The Republic of South Africa, which largely sets the tone for the African Union, is riddled with tensions. The government is forced to maneuver between different warring political groups.
South Africa has no weight in the development of a pan-African ideology. Besides, there is no Pan-African ideology whatsoever.
South Africa’s partial leadership hinges solely on its economic clout, but other countries have it as well. When it comes to economic issues, African countries often stand for themselves.
Pretoria would be willing to develop relations with China and Russia and is also interested in the BRICS projects, but South Africa still has very close relations Western countries.
Furthermore, South Africa is not fully associated by African countries with Africa. Some believe that it is a Trojan horse for the continent. This distrust stems from history, from European rule in South Africa and the decades-long apartheid regime.
And regional leaders such as Morocco, Algeria, Egypt, Nigeria, Rwanda, where economies are fairly strong or governments are stable and have trained armies, prefer to build regional leadership. And they are in no hurry to take on the unbearable burden of overseeing pan-African wellbeing.
Africa and the outside world
The emergence of African statehood is characterized by a pulse of successes and failures. We can see the emergence and collapse of state institutions in a short time-frame. Therefore, African elites have real and ongoing experience of political struggle and have been well prepared for such challenges, in part while studying at the best universities in the world.
African countries are governed by educated people with a broad skill set. The increasing independence of thought among local elites leads to the emergence of global initiatives and attempts to defend their interests in the world market.
Particularly, the peace initiative to regulate the Ukrainian conflict, proposed by South Africa and six other African states, includes a clause on the freedom of grain shipping across the Black Sea. Africa suffers the most from the disruption of logistics chains, sanctions, and global conflicts as it lacks food, clean water, and medicines.
At the same time, Africa believes that death is better than the loss of sovereignty. This is the main tool for protecting national identity and culture.
It is not surprising that it is Russia that African countries associate with the idea of defending sovereignty. Russia has no colonial past. Of course, the French, the British and the Germans conduct now a much more careful policy towards the Black Continent than they did thirty years ago, but African countries are still determined to find alternative ways to interact with external forces. With China and Russia in particular. First, they want to diversify their foreign policy contacts. Secondly, they have a good grasp on the underlying goals of cooperation. And they understand who needs only resources from them, and who pursues other goals, like mutual strengthening of authority.

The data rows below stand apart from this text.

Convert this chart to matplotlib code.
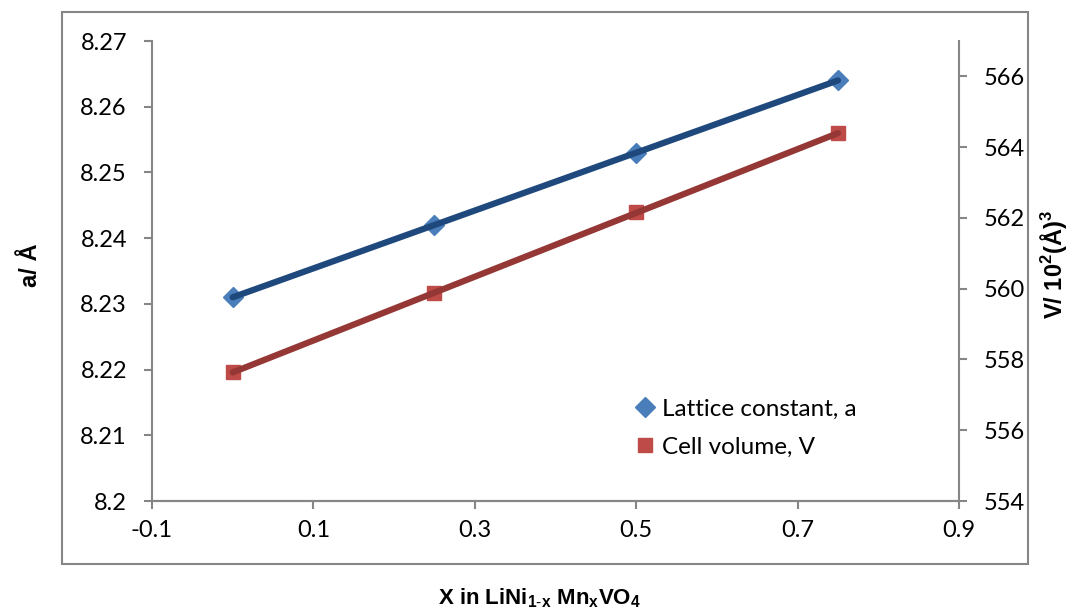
import numpy as np
import matplotlib.pyplot as plt
from matplotlib.patches import Rectangle

# values
x_comp = [0.0, 0.25, 0.5, 0.75]
lattice_a = [8.231, 8.242, 8.253, 8.264]
cell_v = [557.64, 559.87, 562.16, 564.39]

x_ticks = [-0.1, 0.1, 0.3, 0.5, 0.7, 0.9]
a_ticks = [8.2, 8.21, 8.22, 8.23, 8.24, 8.25, 8.26, 8.27]
v_ticks = [554, 556, 558, 560, 562, 564, 566]

plt.rcParams['mathtext.fontset'] = 'custom'
plt.rcParams['mathtext.rm'] = 'Liberation Sans'
plt.rcParams['mathtext.bf'] = 'Liberation Sans:bold'

GRAY = '#868686'
TICK_FONT = 'Lato'

fig = plt.figure(figsize=(10.77, 6.14), dpi=100)
ax = fig.add_axes([0.1411, 0.1840, 0.7493, 0.7492])
ax2 = ax.twinx()

# outer chart box
fig.patches.append(Rectangle((0.0576, 0.0814), 0.897, 0.899, transform=fig.transFigure,
                             fill=False, edgecolor=GRAY, linewidth=1.5))

# markers
ax.plot(x_comp, lattice_a, linestyle='none', marker='D', markersize=10,
        color='#4a7ebb', label='Lattice constant, a', zorder=2)
ax2.plot(x_comp, cell_v, linestyle='none', marker='s', markersize=10,
         color='#be4b48', label='Cell volume, V', zorder=2)

# linear trendlines on top of the markers
xs = np.array([x_comp[0], x_comp[-1]])
pa = np.polyfit(x_comp, lattice_a, 1)
pv = np.polyfit(x_comp, cell_v, 1)
ax.plot(xs, np.polyval(pa, xs), color='#1f497d', linewidth=4.5,
        solid_capstyle='round', zorder=3)
ax2.plot(xs, np.polyval(pv, xs), color='#953735', linewidth=4.5,
         solid_capstyle='round', zorder=3)

ax.set_xlim(-0.1, 0.9)
ax.set_ylim(8.2, 8.27)
ax2.set_ylim(554, 567)
ax.set_xticks(x_ticks)
ax.set_xticklabels([f'{t:g}' for t in x_ticks])
ax.set_yticks(a_ticks)
ax.set_yticklabels([f'{t:g}' for t in a_ticks])
ax2.set_yticks(v_ticks)

for a in (ax, ax2):
    a.spines['top'].set_visible(False)
    for s in a.spines.values():
        s.set_color(GRAY)
        s.set_linewidth(1.5)
    a.tick_params(axis='both', direction='out', length=6, width=1.5, color=GRAY,
                  labelsize=17, pad=8)
    for lbl in a.get_xticklabels() + a.get_yticklabels():
        lbl.set_fontfamily(TICK_FONT)
ax2.spines['left'].set_visible(False)
ax.spines['right'].set_visible(False)
ax.tick_params(axis='y', pad=12)
ax2.tick_params(axis='y', pad=12)

fig.text(0.028, 0.568, 'a/ Å', rotation=90, ha='center', va='center',
         fontsize=17, fontweight='bold', family='Liberation Sans')
fig.text(0.978, 0.57, r'V/ 10$^{\mathbf{2}}$(Å)$^{\mathbf{3}}$', rotation=90,
         ha='center', va='center', fontsize=17, fontweight='bold', family='Liberation Sans')
fig.text(0.501, 0.026, r'X in LiNi$_{\mathbf{1\text{-}x}}$ Mn$_{\mathbf{x}}$VO$_{\mathbf{4}}$',
         ha='center', va='center', fontsize=16, fontweight='bold', family='Liberation Sans')

h1, l1 = ax.get_legend_handles_labels()
h2, l2 = ax2.get_legend_handles_labels()
leg = ax2.legend(h1 + h2, l1 + l2, loc='upper left', bbox_to_anchor=(0.572, 0.27),
                 frameon=False, handlelength=0.8, handletextpad=0.3,
                 labelspacing=0.7, prop={'family': TICK_FONT, 'size': 17.5})

fig.savefig('out.png', dpi=100)
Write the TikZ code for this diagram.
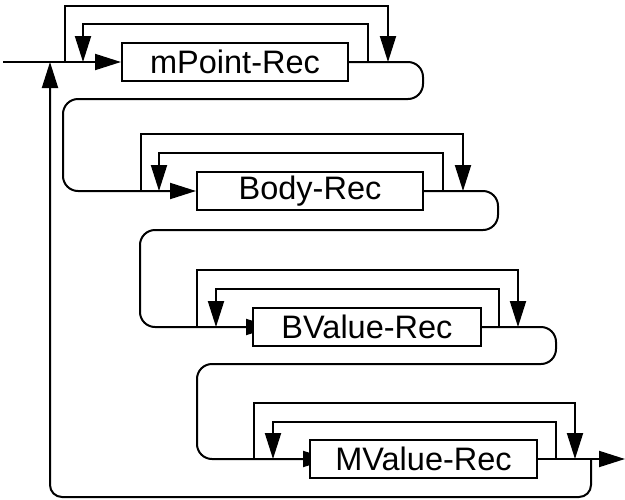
\documentclass[tikz,border=0pt]{standalone}
\usepackage{fontspec}
\setmainfont{Liberation Sans}
\usetikzlibrary{arrows.meta}
\pgfdeclarelayer{bg}
\pgfsetlayers{bg,main}
\begin{document}
\begin{tikzpicture}[x=1pt,y=-1pt,
  rec/.style={draw, line width=2pt, fill=white, minimum width=226pt, minimum height=38pt,
    inner sep=0pt, font=\fontsize{32.5}{36}\selectfont},
  arr/.style={line width=2pt, -{Triangle[length=26pt,width=16pt]}},
  loopline/.style={rounded corners=15pt},
  ]
\useasboundingbox (0,0) rectangle (625,499);

% boxes
\node[rec] (b1) at (235,62) {mPoint-Rec};
\node[rec] (b2) at (310,191) {Body-Rec};
\node[rec, minimum width=228pt] (b3) at (367,327) {BValue-Rec};
\node[rec, minimum width=227pt] (b4) at (423.5,459) {MValue-Rec};

% coordinates
\coordinate (s) at (3,62);
\coordinate (j1) at (50,62);
\coordinate (oL1) at (65,62);  \coordinate (iL1) at (83,62);
\coordinate (iR1) at (368,62); \coordinate (oR1) at (388,62);
\coordinate (rc1) at (423,99); \coordinate (lc1) at (63,99);

\coordinate (oL2) at (141,191); \coordinate (iL2) at (159,191);
\coordinate (iR2) at (443,191); \coordinate (oR2) at (463,191);
\coordinate (rc2) at (498,230); \coordinate (lc2) at (140,230);

\coordinate (oL3) at (197,327); \coordinate (iL3) at (216,327);
\coordinate (iR3) at (499,327); \coordinate (oR3) at (518,327);
\coordinate (rc3) at (556,364); \coordinate (lc3) at (197,364);
\coordinate (t3) at (272,327);

\coordinate (oL4) at (254,459); \coordinate (iL4) at (273,459);
\coordinate (iR4) at (556,459); \coordinate (oR4) at (575,459);
\coordinate (t4) at (329,459);
\coordinate (rb) at (591,459); \coordinate (rbc) at (591,497);
\coordinate (lbc) at (50,497);
\coordinate (e) at (625,459);

\begin{pgfonlayer}{bg}
% row 1
\draw[arr] (s) -- (b1.west);
\draw[arr] (oL1) -- ++(0,-56) -| (oR1);
\draw[arr] (iR1) -- ++(0,-38) -| (iL1);
\draw[arr, loopline] (b1.east) -| (rc1) -- (lc1) |- (b2.west);
% row 2
\draw[arr] (oL2) -- ++(0,-57) -| (oR2);
\draw[arr] (iR2) -- ++(0,-38) -| (iL2);
\draw[arr, loopline] (b2.east) -| (rc2) -- (lc2) |- (t3);
% row 3
\draw[arr] (oL3) -- ++(0,-57) -| (oR3);
\draw[arr] (iR3) -- ++(0,-38) -| (iL3);
\draw[arr, loopline] (b3.east) -| (rc3) -- (lc3) |- (t4);
% row 4
\draw[arr] (oL4) -- ++(0,-56) -| (oR4);
\draw[arr] (iR4) -- ++(0,-37) -| (iL4);
\draw[arr] (b4.east) -- (e);
\draw[arr, rounded corners=12pt] (rb) -- (rbc) -- (lbc) -- (j1);
\end{pgfonlayer}
\end{tikzpicture}
\end{document}
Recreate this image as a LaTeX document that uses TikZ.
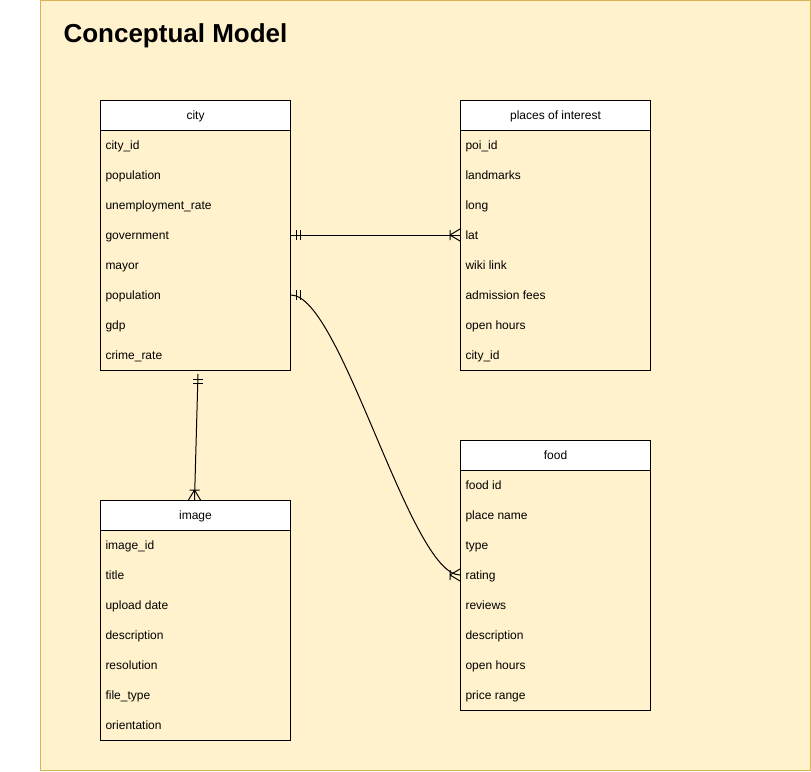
\documentclass[tikz,border=0pt]{standalone}
\usepackage{fontspec}
\setmainfont{Liberation Sans}
\usetikzlibrary{calc}
\definecolor{bgfill}{HTML}{FFF2CC}
\definecolor{bgline}{HTML}{D6B656}
\begin{document}
\begin{tikzpicture}[x=1pt,y=-1pt,line width=1pt,
  hdr/.style={draw,fill=white,minimum width=190pt,minimum height=30pt,inner sep=0pt,anchor=north west,font=\fontsize{12}{14}\selectfont},
  body/.style={draw,minimum width=190pt,inner sep=0pt,anchor=north west},
  row/.style={anchor=west,inner sep=0pt,text height=10pt,text depth=1.5pt,font=\fontsize{12}{14}\selectfont},
  mone/.pic={\draw[line width=1pt] (5,-5)--(5,5) (9,-5)--(9,5);},
  many/.pic={\draw[line width=1pt] (-10,-5)--(-10,5) (-10,0)--(0,-6) (-10,0)--(0,6);}
]
\useasboundingbox (0,0) rectangle (811,771);
\draw[fill=bgfill,draw=bgline] (40.5,0.5) rectangle (810.5,770.5);
\node[anchor=west,inner sep=0pt,text height=19pt,text depth=5pt,font=\fontsize{26}{30}\selectfont\bfseries] (title) at (63,35) {Conceptual Model};

% city
\node[hdr] (city) at (100,100) {};
\node[row,anchor=center] (city-t) at (city.center) {city};
\node[body,minimum height=240pt] (cityb) at (100,130) {};
\foreach \t/\n [count=\i from 0] in {city\_id/id,population/pop,unemployment\_rate/unemp,government/gov,mayor/mayor,population/pop2,gdp/gdp,crime\_rate/crime}
  \node[row] (city-\n) at (105,145+30*\i) {\t};

% places of interest
\node[hdr] (poi) at (460,100) {};
\node[row,anchor=center] (poi-t) at (poi.center) {places of interest};
\node[body,minimum height=240pt] (poib) at (460,130) {};
\foreach \t/\n [count=\i from 0] in {poi\_id/id,landmarks/land,long/long,lat/lat,wiki link/wiki,admission fees/fees,open hours/hours,city\_id/city}
  \node[row] (poi-\n) at (465,145+30*\i) {\t};

% food
\node[hdr] (food) at (460,440) {};
\node[row,anchor=center] (food-t) at (food.center) {food};
\node[body,minimum height=240pt] (foodb) at (460,470) {};
\foreach \t/\n [count=\i from 0] in {food id/id,place name/place,type/type,rating/rating,reviews/reviews,description/desc,open hours/hours,price range/price}
  \node[row] (food-\n) at (465,485+30*\i) {\t};

% image
\node[hdr] (image) at (100,500) {};
\node[row,anchor=center] (image-t) at (image.center) {image};
\node[body,minimum height=210pt] (imageb) at (100,530) {};
\foreach \t/\n [count=\i from 0] in {image\_id/id,title/title,upload date/date,description/desc,resolution/res,file\_type/type,orientation/orient}
  \node[row] (image-\n) at (105,545+30*\i) {\t};

% connectors
\coordinate (c1s) at (city-gov -| cityb.east);
\coordinate (c1e) at (poi-lat -| poib.west);
\draw (c1s) -- (c1e);
\pic at (c1s) {mone};
\pic at (c1e) {many};

\coordinate (c2s) at (city-pop2 -| cityb.east);
\coordinate (c2e) at (food-rating -| foodb.west);
\draw (c2s) .. controls +(50,0) and +(-50,0) .. (c2e);
\pic at (c2s) {mone};
\pic at (c2e) {many};

\coordinate (c3s) at ([xshift=2.5pt,yshift=-3pt]cityb.south);
\coordinate (c3e) at ([xshift=-1pt]image.north);
\draw (c3s) -- (c3e);
\pic[rotate=-90] at (c3s) {mone};
\pic[rotate=-90] at (c3e) {many};
\end{tikzpicture}
\end{document}
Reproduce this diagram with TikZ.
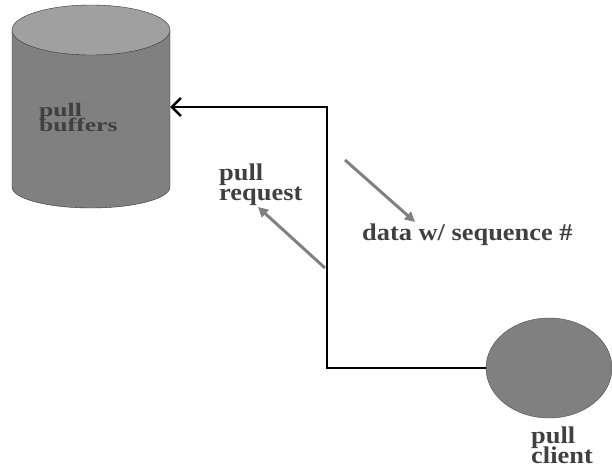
\documentclass[tikz,border=0pt]{standalone}
\usepackage{fontspec}
\setmainfont{Liberation Serif}[FakeStretch=1.1]
\newfontfamily\widefont{Liberation Serif}[FakeStretch=1.35]
\usepackage{xcolor}
\usetikzlibrary{positioning,shapes.geometric,arrows.meta}
\definecolor{body-gray}{RGB}{128,128,128}
\definecolor{lid-gray}{RGB}{160,160,160}
\definecolor{text-gray}{RGB}{64,64,64}
\newcommand\tightlines{\lineskiplimit=-20pt\relax}

\begin{document}
\begin{tikzpicture}
[
x=1pt, y=-1pt,
store-a/.style={ellipse, draw=black!70, fill=body-gray, minimum width=126pt, minimum height=100pt, inner sep=0pt},
text-a/.style={font={\bfseries\fontsize{24}{19.5}\selectfont\tightlines}, text=text-gray, align=left, inner sep=0pt, anchor=base west},
flow-a/.style={line width=3pt, draw=body-gray, -{Triangle[length=10pt,width=10pt]}},
link-a/.style={line width=2.6pt, {Straight Barb[length=9pt,width=18pt]}-}
]
\useasboundingbox (0,0) rectangle (612,471);
% buffer store
\filldraw [fill=body-gray, draw=black!80, thin] (12,30) -- (12,187) arc [start angle=180, end angle=0, x radius=79, y radius=21] -- (170,30) -- cycle;
\filldraw [fill=lid-gray, draw=black!80, thin] (91,30) ellipse [x radius=79, y radius=25];
\coordinate (buf-in) at (170,107);
\node (buf-id)     [text-a, font={\widefont\bfseries\fontsize{19}{14.5}\selectfont\tightlines}] at (39,131) {pull\\buffers};
% client
\node (client)     [store-a] at (549,368) { };
\node (client-id)  [text-a] at (531,463)  {pull\\client};
% link
\coordinate (bend) at (327,368);
\draw [link-a] (buf-in) -| (bend) -- (client.west);
% flows
\coordinate (req-from) at (325,268);
\coordinate (req-to)   at (258,207);
\coordinate (dat-from) at (345,160);
\coordinate (dat-to)   at (415,222);
\node (req-id)     [text-a] at (219,200)  {pull\\request};
\node (dat-id)     [text-a] at (362,240)  {data w/ sequence \#};
\draw [flow-a] (req-from) -- (req-to);
\draw [flow-a] (dat-from) -- (dat-to);
\end{tikzpicture}
\end{document}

Experts note the peculiarities of the African perception of international interaction, which include an aversion to arrogance. Any form of arrogance or condescension, even a patronizing tone, is instantly recognized, which leads to colder relationships.
Western countries keep forcing their agenda on Africa; they interfere in traditional ways of life and dictate a liberal format of relations. Africans, on the other hand, actively defend their rights to cultural autonomy. That is why they prefer to do business with Russia, China, Brazil and are overall interested in broadening ties with the BRICS.